O achado será apresentado no seminário "80 anos de João Antônio", que acontecerá na Faculdade de Filosofia, Letras e Ciências Humanas da USP nos próximos dias 16 e 17 de novembro, com coordenação dos professores Augusto Massi, Clara Ávila Ornellas e Tânia Macêdo.

ACASO

"O conto tem referências diretas a passeatas de estudantes, no Brasil e fora, e a ações de grupos armados, tema que foge muito à sua obra. Provavelmente foi escrito na segunda metade de 1968.

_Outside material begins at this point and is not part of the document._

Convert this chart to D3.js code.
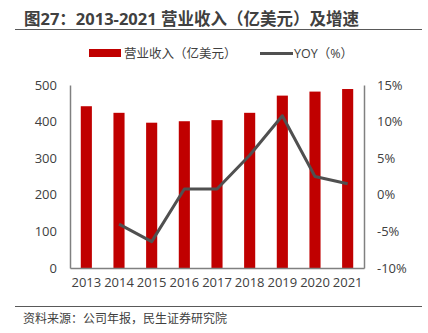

Nessa época, João Antônio escreveu uma carta à amiga e poeta Ilka Brunhilde Laurito contando que a equipe da revista "Realidade" começaria a pagá-lo para escrever contos –não reportagens, mas contos.

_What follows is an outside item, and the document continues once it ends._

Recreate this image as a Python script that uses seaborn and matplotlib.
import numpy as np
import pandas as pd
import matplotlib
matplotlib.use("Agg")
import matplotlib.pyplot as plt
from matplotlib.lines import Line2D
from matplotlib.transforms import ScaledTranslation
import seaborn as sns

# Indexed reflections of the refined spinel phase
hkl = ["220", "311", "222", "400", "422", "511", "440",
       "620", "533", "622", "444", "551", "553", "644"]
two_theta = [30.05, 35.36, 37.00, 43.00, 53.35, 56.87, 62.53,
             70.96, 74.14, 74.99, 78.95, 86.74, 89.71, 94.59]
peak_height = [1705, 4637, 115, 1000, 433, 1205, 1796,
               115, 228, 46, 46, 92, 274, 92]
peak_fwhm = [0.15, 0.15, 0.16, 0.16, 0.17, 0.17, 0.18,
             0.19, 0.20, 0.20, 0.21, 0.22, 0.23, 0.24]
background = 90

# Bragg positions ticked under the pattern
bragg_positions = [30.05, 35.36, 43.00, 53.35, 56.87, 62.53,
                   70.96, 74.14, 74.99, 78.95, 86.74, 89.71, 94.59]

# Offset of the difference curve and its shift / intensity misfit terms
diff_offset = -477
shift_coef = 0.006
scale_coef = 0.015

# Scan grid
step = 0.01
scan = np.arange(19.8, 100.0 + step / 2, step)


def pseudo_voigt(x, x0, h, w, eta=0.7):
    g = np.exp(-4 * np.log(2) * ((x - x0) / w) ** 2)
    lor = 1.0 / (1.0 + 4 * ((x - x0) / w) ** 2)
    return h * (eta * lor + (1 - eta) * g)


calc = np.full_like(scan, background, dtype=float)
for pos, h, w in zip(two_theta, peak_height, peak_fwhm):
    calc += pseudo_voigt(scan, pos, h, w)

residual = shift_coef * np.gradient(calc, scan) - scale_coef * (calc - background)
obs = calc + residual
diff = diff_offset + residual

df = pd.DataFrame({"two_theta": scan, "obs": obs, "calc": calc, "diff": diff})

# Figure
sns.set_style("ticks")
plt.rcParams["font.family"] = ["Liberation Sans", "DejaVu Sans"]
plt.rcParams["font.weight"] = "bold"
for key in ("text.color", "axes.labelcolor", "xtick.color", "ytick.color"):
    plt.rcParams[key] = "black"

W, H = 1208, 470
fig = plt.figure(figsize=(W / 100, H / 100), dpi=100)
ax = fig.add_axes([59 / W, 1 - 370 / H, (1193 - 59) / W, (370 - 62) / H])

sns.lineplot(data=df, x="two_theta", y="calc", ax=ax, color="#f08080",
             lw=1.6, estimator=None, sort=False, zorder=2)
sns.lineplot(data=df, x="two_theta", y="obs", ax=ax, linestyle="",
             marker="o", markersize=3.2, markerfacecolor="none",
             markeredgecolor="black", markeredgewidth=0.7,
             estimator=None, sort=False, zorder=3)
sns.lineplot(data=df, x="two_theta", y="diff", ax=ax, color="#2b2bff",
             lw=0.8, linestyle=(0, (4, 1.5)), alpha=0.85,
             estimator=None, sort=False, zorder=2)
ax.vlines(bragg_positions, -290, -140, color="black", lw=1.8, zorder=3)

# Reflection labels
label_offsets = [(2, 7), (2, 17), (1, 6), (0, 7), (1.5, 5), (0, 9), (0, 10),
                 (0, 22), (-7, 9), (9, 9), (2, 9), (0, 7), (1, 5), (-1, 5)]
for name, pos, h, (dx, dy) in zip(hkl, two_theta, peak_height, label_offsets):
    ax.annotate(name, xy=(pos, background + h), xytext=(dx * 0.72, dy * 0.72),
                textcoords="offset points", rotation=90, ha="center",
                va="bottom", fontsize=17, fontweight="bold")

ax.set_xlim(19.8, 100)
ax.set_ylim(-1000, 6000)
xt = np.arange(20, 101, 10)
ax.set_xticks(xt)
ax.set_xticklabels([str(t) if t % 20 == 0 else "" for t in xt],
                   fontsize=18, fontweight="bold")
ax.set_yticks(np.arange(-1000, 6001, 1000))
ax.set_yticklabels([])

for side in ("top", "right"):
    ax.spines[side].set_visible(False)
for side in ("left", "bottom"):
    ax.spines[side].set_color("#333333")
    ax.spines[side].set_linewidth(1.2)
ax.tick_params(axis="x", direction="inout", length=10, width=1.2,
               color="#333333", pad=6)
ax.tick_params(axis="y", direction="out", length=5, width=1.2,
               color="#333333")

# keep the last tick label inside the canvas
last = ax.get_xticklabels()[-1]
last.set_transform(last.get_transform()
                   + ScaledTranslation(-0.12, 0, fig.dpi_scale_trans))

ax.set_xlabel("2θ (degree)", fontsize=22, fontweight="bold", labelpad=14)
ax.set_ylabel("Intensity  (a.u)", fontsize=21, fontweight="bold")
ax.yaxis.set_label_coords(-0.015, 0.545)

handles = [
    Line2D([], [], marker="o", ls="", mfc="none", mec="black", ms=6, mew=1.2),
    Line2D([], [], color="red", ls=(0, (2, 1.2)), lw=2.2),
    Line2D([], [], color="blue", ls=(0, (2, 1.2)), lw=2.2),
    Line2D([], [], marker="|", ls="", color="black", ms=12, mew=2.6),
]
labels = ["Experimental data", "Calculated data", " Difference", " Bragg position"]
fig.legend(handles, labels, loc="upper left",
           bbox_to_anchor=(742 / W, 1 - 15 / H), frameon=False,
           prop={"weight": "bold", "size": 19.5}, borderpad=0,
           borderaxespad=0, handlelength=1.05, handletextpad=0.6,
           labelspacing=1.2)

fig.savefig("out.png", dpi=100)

Possivelmente "Dia de Bomba" "seria uma dessas produções, quiçá a única, que escreveria a partir desse encargo" comenta Bastoni da Silva. Ele encontrou o texto por acaso, enquanto procurava material que indicasse como o escritor pensava o Brasil no período da ditadura.

"Vi o título "Dia de Bomba" listado numa caixa do acervo dele que fica guardado na Unesp de Assis", recorda o pesquisador.

"Achei que fosse alguma matéria para jornal. Aí vi que era um conto, datilografado e corrigido à mão por ele mesmo, numa pauta da editora Abril. Era sem dúvida a sua letra. O estilo é claramente 'joãoantoniano': frases curtas, pontuação que funciona quase como uma marcação rítmica, e utilização de termos recorrentes em outros contos seus, algumas frases idênticas."

BILHETE

O fato de João Antônio nunca ter publicado o conto, acredita o pesquisador, provavelmente se deve à situação política da época –junto ao texto, havia um bilhete assinado por Paulo Patarra (1933-2008) sugerindo que o escritor o "guardasse".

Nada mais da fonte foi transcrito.